● **Exercise material**
- - - - - - -
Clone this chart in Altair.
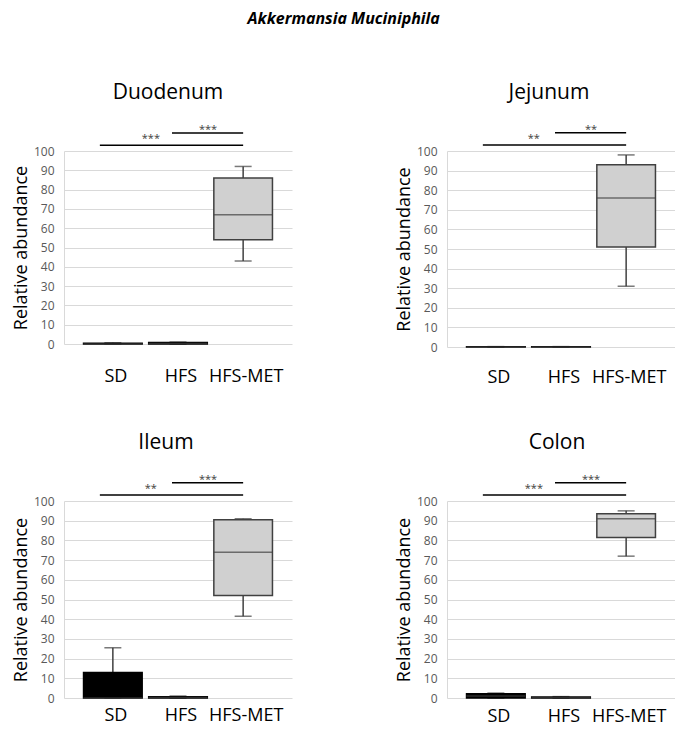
- - - - - - -
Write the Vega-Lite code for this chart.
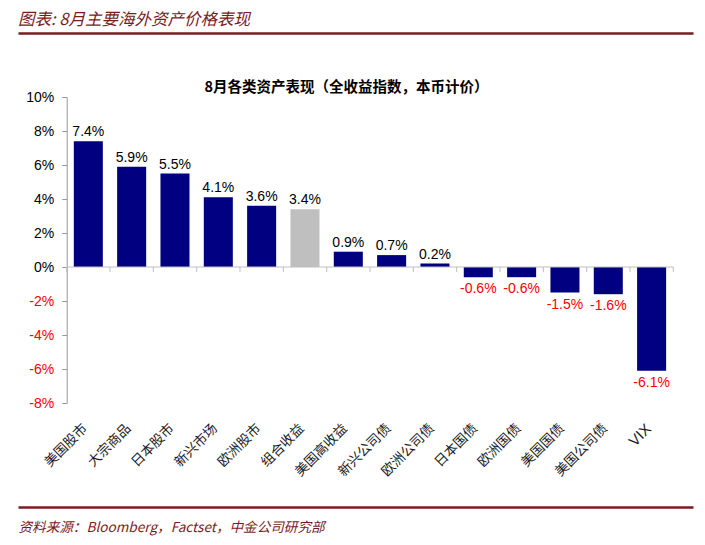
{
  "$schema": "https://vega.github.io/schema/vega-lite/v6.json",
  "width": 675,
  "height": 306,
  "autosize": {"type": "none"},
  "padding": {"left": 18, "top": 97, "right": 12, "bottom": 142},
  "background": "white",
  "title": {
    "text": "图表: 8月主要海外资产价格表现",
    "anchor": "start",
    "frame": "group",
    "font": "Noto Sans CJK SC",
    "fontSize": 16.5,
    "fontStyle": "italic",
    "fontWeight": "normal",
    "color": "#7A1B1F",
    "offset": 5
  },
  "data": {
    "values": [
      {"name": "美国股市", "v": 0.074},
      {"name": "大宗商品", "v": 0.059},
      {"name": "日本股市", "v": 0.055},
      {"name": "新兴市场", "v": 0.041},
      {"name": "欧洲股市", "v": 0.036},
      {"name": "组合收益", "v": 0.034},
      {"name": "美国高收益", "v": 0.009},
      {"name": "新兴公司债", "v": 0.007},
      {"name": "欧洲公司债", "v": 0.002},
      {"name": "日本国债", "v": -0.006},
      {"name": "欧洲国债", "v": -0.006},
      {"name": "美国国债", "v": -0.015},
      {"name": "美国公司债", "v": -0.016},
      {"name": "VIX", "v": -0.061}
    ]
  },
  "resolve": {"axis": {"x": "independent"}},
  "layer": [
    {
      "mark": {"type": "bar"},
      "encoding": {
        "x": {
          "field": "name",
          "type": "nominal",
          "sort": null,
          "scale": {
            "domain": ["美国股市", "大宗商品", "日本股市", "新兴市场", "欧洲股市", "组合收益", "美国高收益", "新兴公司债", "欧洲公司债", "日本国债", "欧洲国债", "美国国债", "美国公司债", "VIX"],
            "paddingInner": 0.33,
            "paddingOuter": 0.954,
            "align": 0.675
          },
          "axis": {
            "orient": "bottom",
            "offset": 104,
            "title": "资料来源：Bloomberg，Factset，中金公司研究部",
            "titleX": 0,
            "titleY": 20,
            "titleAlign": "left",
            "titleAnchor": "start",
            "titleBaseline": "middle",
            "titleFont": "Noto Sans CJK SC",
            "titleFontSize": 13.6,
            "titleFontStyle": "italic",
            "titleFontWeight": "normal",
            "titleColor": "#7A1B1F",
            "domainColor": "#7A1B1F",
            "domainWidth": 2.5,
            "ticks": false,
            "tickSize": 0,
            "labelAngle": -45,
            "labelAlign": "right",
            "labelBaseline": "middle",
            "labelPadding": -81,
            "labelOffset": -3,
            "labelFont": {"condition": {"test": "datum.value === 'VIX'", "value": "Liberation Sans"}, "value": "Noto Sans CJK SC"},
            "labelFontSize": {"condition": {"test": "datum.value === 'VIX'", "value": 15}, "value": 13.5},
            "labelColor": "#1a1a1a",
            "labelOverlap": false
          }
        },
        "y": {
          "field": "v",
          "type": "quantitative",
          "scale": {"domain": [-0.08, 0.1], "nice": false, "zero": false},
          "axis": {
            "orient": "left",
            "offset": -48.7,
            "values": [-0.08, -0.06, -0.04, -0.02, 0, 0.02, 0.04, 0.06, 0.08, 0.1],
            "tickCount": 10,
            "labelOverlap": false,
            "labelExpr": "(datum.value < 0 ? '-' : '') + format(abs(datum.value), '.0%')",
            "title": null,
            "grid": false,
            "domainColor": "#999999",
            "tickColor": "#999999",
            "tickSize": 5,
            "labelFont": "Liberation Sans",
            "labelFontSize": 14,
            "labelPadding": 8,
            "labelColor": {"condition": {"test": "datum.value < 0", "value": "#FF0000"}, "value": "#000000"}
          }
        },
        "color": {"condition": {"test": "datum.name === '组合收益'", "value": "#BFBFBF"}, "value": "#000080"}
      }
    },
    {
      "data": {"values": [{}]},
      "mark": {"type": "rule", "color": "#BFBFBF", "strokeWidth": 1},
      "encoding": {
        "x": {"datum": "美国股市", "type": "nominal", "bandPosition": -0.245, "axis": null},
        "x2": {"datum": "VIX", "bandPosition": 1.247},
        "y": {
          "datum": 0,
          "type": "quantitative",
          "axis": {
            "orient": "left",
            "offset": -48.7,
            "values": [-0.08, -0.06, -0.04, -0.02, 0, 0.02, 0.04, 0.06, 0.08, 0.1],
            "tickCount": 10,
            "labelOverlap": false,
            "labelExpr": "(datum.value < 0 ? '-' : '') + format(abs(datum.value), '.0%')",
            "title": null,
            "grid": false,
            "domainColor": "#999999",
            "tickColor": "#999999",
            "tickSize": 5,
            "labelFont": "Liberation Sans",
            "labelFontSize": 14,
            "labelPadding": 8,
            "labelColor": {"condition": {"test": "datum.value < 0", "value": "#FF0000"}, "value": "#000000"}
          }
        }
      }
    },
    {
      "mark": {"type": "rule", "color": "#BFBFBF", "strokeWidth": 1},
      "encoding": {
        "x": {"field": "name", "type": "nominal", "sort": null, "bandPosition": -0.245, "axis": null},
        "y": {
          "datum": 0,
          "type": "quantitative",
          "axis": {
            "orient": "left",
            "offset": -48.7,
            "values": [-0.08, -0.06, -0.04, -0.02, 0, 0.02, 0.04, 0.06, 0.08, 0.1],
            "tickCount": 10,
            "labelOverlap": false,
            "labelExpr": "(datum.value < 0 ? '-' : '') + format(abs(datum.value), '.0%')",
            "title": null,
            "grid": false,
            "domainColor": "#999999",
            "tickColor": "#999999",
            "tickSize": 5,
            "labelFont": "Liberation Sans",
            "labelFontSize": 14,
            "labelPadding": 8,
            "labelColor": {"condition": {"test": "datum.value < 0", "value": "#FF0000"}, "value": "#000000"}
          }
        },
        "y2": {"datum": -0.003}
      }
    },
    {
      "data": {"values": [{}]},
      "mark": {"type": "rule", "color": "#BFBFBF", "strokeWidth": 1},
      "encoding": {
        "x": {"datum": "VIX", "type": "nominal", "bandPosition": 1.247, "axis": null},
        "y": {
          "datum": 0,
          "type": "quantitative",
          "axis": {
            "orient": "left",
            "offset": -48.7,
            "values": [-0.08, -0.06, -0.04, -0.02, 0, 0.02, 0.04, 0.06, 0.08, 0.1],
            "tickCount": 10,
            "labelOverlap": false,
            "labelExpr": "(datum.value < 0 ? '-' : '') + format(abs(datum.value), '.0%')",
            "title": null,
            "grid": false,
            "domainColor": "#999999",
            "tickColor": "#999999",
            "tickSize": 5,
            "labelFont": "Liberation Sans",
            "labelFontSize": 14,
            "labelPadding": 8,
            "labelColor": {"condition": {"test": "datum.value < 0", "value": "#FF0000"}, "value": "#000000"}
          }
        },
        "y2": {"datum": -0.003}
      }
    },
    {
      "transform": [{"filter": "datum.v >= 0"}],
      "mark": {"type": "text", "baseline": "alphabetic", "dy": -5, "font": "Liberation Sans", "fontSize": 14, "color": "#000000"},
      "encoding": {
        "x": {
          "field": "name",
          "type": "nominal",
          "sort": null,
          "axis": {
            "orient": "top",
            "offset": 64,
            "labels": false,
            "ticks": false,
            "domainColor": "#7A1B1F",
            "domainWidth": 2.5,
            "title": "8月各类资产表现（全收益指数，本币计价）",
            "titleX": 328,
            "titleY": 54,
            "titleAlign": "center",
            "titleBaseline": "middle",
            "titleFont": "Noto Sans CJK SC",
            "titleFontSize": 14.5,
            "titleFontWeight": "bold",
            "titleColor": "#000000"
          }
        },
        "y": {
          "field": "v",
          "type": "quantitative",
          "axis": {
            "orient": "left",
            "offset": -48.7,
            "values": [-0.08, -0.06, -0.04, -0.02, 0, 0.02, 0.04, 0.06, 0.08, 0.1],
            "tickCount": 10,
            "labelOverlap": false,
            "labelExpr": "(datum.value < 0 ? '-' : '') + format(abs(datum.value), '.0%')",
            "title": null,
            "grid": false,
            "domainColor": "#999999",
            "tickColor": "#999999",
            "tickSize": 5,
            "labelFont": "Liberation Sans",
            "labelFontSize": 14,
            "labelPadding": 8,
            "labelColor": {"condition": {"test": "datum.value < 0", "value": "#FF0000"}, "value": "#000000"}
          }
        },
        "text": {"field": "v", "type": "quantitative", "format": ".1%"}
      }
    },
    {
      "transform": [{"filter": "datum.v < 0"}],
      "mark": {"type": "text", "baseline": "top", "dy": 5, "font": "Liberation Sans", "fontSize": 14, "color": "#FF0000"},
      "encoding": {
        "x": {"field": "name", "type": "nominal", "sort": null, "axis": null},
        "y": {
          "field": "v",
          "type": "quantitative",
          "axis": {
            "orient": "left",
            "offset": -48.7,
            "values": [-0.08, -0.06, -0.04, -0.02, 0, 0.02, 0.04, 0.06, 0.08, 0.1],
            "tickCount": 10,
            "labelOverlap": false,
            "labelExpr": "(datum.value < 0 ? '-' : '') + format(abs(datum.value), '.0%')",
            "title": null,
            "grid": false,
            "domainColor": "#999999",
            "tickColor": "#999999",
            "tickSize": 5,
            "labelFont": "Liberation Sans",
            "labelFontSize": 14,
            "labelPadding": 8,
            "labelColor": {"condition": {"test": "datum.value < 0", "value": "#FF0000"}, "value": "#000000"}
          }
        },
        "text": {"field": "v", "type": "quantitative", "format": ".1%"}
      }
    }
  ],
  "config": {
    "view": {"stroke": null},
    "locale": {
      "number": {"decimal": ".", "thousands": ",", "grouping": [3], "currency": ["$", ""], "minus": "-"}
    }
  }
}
- - - - - - -
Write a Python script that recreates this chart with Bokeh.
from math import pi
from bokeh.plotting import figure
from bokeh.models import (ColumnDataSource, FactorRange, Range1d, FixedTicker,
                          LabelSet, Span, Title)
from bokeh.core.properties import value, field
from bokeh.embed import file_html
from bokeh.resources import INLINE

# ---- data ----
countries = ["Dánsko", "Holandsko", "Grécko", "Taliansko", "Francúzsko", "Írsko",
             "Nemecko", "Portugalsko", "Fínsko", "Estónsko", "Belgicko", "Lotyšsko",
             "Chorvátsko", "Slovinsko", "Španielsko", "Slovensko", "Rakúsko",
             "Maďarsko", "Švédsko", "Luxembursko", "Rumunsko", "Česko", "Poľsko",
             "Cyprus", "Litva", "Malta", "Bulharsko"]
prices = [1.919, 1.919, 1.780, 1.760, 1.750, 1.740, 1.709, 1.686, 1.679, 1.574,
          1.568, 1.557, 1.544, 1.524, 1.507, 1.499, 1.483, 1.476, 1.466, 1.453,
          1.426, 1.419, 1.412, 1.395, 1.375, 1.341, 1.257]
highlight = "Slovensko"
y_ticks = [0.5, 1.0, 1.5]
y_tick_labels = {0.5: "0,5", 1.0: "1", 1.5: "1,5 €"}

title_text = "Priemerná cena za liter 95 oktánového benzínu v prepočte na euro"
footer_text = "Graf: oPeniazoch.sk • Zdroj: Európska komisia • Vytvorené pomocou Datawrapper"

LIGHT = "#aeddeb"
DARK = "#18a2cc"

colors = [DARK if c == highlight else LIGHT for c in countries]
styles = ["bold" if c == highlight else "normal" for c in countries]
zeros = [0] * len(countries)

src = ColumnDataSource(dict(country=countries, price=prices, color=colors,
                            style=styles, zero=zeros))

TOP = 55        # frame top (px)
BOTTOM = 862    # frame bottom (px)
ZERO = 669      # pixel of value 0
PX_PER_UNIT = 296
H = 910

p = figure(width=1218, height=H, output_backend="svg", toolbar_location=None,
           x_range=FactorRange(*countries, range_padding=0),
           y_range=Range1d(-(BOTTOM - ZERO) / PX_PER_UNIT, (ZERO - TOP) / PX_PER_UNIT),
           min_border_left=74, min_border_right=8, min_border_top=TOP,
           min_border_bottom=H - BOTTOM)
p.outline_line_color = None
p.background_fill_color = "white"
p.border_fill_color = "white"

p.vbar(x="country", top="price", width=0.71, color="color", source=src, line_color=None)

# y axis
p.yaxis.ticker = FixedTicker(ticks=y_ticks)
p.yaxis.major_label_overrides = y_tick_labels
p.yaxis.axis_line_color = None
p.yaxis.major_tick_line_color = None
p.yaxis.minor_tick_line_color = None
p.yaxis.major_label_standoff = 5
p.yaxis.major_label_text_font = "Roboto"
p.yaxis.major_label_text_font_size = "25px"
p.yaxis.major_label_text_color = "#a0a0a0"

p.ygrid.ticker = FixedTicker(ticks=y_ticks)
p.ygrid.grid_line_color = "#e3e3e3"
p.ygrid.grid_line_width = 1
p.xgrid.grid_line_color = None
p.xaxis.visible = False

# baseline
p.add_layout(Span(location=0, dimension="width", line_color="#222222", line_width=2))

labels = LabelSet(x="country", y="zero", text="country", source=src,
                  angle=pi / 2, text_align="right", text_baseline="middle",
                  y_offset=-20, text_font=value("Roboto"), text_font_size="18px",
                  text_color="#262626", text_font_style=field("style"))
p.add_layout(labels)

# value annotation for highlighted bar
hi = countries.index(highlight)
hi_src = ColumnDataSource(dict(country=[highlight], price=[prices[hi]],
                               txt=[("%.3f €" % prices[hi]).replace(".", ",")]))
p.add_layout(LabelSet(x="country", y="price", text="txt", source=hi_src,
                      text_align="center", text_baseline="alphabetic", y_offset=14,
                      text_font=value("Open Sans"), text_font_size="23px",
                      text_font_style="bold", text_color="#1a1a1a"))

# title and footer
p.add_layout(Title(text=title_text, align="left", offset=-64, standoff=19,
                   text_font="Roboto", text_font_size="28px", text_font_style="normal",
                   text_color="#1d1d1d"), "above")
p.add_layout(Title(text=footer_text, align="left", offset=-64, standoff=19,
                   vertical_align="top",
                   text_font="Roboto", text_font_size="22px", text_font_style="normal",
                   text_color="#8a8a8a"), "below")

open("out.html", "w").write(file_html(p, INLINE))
- - - - - - -
Copy all lines from the listing that contain "chart".

Clone this chart in Altair.
Write the Vega-Lite code for this chart.
Write a Python script that recreates this chart with Bokeh.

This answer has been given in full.